(begin)

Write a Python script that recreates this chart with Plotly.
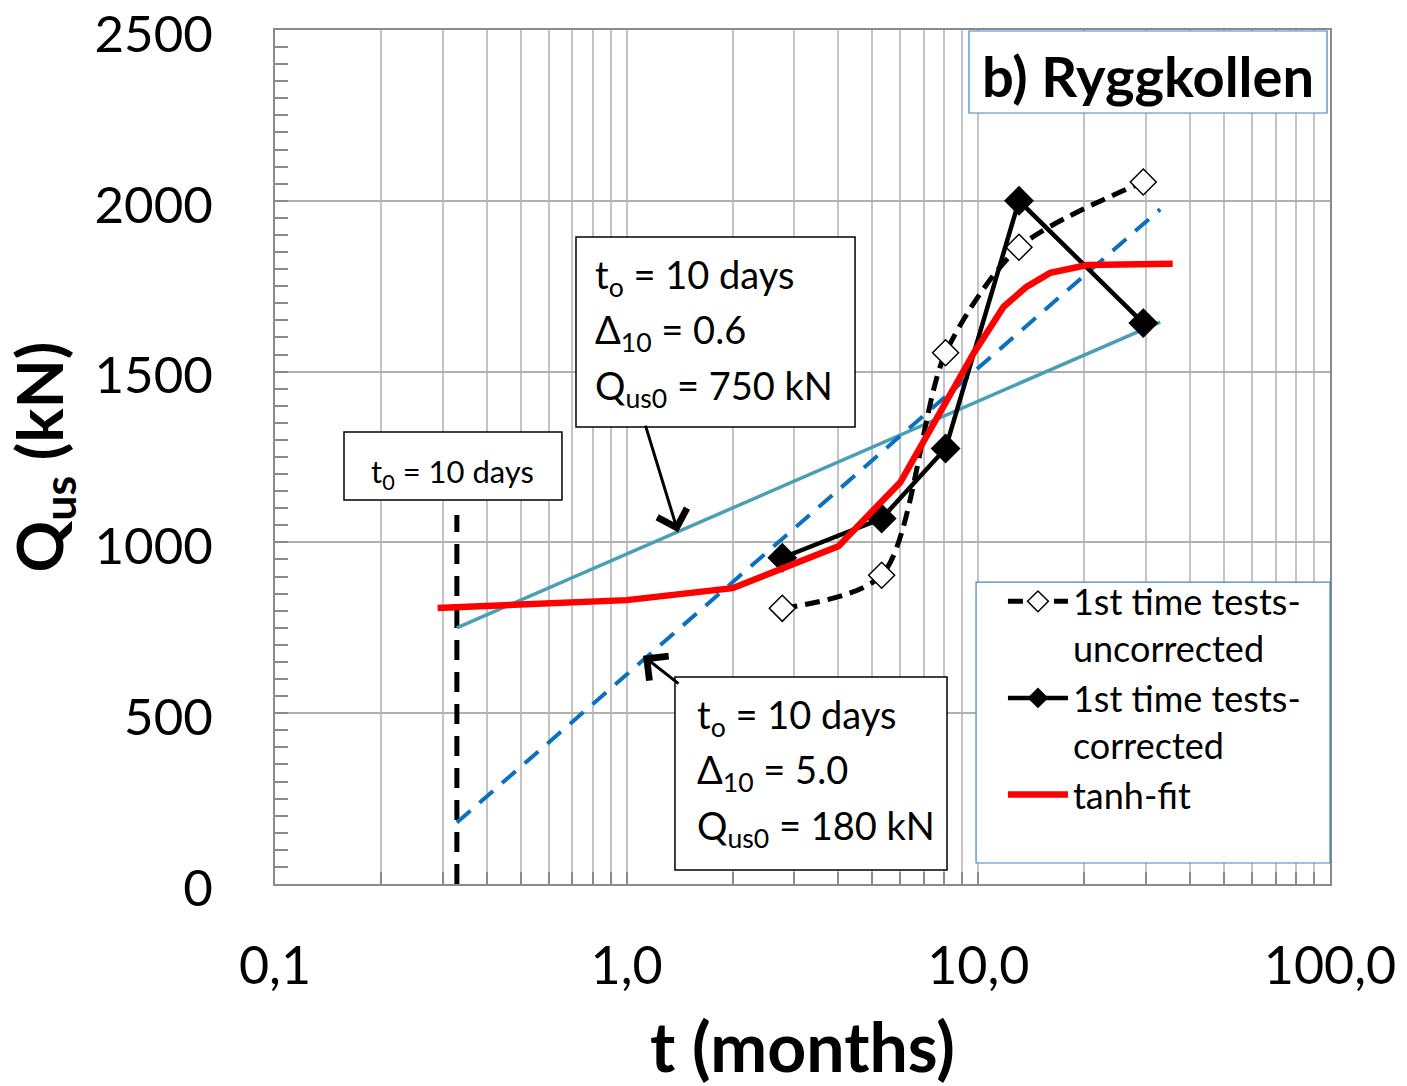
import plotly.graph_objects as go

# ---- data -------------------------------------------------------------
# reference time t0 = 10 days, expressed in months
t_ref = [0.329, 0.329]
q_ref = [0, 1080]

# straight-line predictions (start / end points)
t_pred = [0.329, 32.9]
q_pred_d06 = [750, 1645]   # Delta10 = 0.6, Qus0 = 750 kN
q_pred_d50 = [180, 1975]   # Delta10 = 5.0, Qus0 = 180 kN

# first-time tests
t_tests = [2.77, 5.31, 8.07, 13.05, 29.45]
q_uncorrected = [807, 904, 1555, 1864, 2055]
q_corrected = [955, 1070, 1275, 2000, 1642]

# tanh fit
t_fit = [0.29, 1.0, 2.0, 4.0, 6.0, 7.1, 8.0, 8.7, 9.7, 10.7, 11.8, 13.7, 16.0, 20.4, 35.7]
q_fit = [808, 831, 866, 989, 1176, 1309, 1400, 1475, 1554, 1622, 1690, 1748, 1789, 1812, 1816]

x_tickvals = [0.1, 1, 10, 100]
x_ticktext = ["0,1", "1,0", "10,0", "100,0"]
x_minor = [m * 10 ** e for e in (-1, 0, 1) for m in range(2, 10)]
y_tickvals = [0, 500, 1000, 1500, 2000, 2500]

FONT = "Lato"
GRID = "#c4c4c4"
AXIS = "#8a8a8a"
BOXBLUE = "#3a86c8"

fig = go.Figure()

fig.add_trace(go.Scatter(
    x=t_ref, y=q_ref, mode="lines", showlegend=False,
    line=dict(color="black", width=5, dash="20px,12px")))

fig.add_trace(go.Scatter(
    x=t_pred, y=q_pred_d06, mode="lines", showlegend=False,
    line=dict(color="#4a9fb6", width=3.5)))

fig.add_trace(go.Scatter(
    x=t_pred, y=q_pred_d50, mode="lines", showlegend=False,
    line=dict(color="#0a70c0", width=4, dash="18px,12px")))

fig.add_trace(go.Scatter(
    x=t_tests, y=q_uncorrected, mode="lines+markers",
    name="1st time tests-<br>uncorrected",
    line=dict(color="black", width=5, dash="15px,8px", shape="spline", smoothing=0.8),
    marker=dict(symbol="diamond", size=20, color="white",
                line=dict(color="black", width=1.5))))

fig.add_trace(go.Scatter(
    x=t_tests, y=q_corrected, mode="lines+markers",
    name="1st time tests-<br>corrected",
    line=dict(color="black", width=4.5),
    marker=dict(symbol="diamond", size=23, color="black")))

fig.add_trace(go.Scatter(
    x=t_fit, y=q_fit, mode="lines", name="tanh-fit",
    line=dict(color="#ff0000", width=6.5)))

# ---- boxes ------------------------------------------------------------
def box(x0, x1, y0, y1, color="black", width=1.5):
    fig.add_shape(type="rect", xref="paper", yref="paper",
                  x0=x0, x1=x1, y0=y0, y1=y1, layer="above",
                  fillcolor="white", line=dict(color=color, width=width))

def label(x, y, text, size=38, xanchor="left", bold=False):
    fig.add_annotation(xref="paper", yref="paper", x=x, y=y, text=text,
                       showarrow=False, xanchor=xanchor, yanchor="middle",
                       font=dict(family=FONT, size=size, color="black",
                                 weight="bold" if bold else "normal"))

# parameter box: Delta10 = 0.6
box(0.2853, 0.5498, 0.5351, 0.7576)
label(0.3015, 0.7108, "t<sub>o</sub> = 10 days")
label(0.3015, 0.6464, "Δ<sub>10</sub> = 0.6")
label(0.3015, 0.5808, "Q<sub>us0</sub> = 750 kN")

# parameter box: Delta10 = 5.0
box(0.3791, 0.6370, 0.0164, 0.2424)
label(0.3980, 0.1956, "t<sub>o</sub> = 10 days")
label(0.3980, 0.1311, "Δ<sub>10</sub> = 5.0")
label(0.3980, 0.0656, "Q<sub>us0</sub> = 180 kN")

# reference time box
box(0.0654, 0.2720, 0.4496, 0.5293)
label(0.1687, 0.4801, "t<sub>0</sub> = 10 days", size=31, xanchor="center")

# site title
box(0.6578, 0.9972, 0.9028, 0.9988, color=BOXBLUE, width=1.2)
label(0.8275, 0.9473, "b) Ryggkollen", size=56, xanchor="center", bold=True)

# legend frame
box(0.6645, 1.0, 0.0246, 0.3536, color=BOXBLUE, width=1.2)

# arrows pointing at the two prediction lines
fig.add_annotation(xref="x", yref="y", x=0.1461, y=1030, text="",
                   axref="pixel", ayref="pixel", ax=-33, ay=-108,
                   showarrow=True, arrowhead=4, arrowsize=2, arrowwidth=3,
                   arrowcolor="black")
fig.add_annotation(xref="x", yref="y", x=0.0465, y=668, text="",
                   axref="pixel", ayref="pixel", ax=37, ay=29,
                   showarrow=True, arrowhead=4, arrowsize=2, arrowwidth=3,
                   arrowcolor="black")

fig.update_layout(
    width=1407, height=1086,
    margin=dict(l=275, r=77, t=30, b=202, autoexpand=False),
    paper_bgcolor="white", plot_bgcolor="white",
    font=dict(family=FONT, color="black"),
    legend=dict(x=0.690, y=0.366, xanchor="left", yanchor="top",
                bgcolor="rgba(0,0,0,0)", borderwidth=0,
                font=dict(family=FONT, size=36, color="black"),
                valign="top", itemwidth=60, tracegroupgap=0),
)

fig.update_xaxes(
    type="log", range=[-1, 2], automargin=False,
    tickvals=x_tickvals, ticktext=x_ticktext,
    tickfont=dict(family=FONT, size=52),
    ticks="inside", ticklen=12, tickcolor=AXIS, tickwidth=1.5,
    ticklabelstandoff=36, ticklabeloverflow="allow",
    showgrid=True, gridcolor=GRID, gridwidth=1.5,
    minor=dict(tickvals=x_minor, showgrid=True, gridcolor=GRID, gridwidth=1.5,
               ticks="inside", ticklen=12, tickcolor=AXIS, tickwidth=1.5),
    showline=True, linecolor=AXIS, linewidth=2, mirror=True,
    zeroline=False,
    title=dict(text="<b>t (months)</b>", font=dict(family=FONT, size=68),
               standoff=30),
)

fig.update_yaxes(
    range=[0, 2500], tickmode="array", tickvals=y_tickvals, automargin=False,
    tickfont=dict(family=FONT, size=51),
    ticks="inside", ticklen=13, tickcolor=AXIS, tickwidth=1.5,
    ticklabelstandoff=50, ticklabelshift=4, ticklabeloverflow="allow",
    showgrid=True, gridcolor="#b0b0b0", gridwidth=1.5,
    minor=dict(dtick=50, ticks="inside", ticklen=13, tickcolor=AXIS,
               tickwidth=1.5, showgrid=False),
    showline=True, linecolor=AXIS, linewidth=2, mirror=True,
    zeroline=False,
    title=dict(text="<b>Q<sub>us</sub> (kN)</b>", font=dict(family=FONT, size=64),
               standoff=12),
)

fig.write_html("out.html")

(end)

Copy nothing but the lines from the top of the material through the line holding "y_tickvals = [0, 500, 1000, 1500, 2000, 2500]", exactly as written; omit pictures.

Write a Python script that recreates this chart with Plotly.
import plotly.graph_objects as go

# ---- data -------------------------------------------------------------
# reference time t0 = 10 days, expressed in months
t_ref = [0.329, 0.329]
q_ref = [0, 1080]

# straight-line predictions (start / end points)
t_pred = [0.329, 32.9]
q_pred_d06 = [750, 1645]   # Delta10 = 0.6, Qus0 = 750 kN
q_pred_d50 = [180, 1975]   # Delta10 = 5.0, Qus0 = 180 kN

# first-time tests
t_tests = [2.77, 5.31, 8.07, 13.05, 29.45]
q_uncorrected = [807, 904, 1555, 1864, 2055]
q_corrected = [955, 1070, 1275, 2000, 1642]

# tanh fit
t_fit = [0.29, 1.0, 2.0, 4.0, 6.0, 7.1, 8.0, 8.7, 9.7, 10.7, 11.8, 13.7, 16.0, 20.4, 35.7]
q_fit = [808, 831, 866, 989, 1176, 1309, 1400, 1475, 1554, 1622, 1690, 1748, 1789, 1812, 1816]

x_tickvals = [0.1, 1, 10, 100]
x_ticktext = ["0,1", "1,0", "10,0", "100,0"]
x_minor = [m * 10 ** e for e in (-1, 0, 1) for m in range(2, 10)]
y_tickvals = [0, 500, 1000, 1500, 2000, 2500]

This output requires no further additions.